The timing of the exchange is in doubt. McGrory says he doesn’t remember the exchange and Sargent said this week in a court filing that she didn’t recall when it occurred, but her attorney indicated it was probably after she stopped working at Boston.com.

The Globe had charged in its complaint that Sargent’s tweets last month had caused the paper “harm” because of the widespread coverage. Sargent’s attorney, Jack Siegal, submitted a brief on Tuesday that disputed that, saying it was the Globe’s own coverage of the suit that triggered a “media circus.”

The Globe’s latest reply pushed back, with the paper attaching to its filing stories from 20 news outlets locally and around the country reporting on Sargent’s charges and the suit.

The brief also cited Sargent’s claim that the text was a screenshot and she no longer has the original. Siegal, who declined comment on the Globe’s latest filing, said in his brief that retrieving it was a cumbersome and expensive undertaking that his client did not have the resources to carry out. Batten wrote that was the first the paper has heard of such a barrier and while he stopped short of saying the Globe would pay for it, he made clear there is no expectation that Sargent would bear the cost of retrieving any messages.

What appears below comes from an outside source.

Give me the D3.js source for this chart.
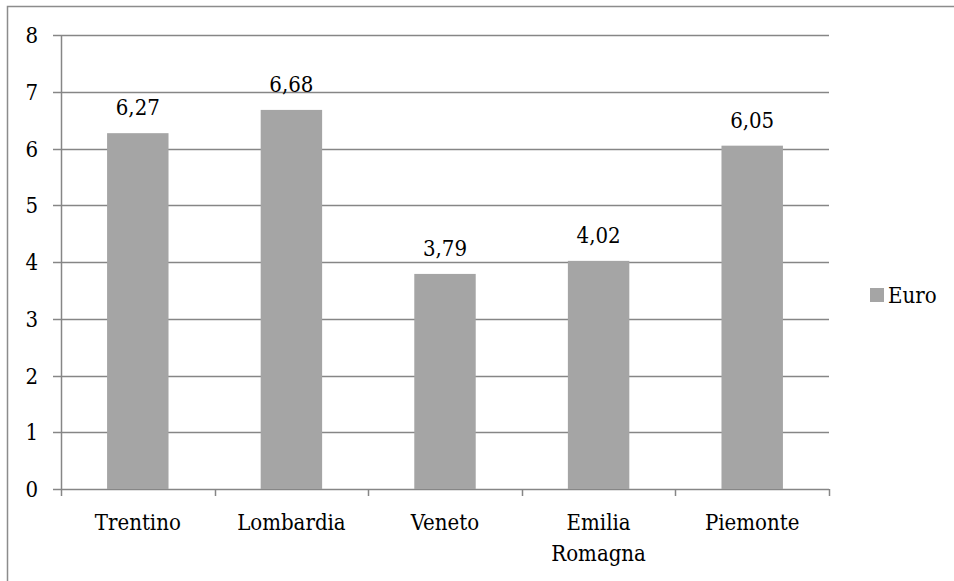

“The Globe has not insisted that Sargent undertake any expensive or difficult measures to retrieve messages, because she did not tell the Globe about these difficulties, and there is no request now that she shoulder the expense of retaining a vendor,” Batten wrote.

Batten also dismissed Sargent’s claim that the Globe’s suit was an effort to intimidate her and keep her from talking. Batten said that is not the intent at all.

“Again: the Globe wants to hear the details of her allegations, not to silence her,” he wrote.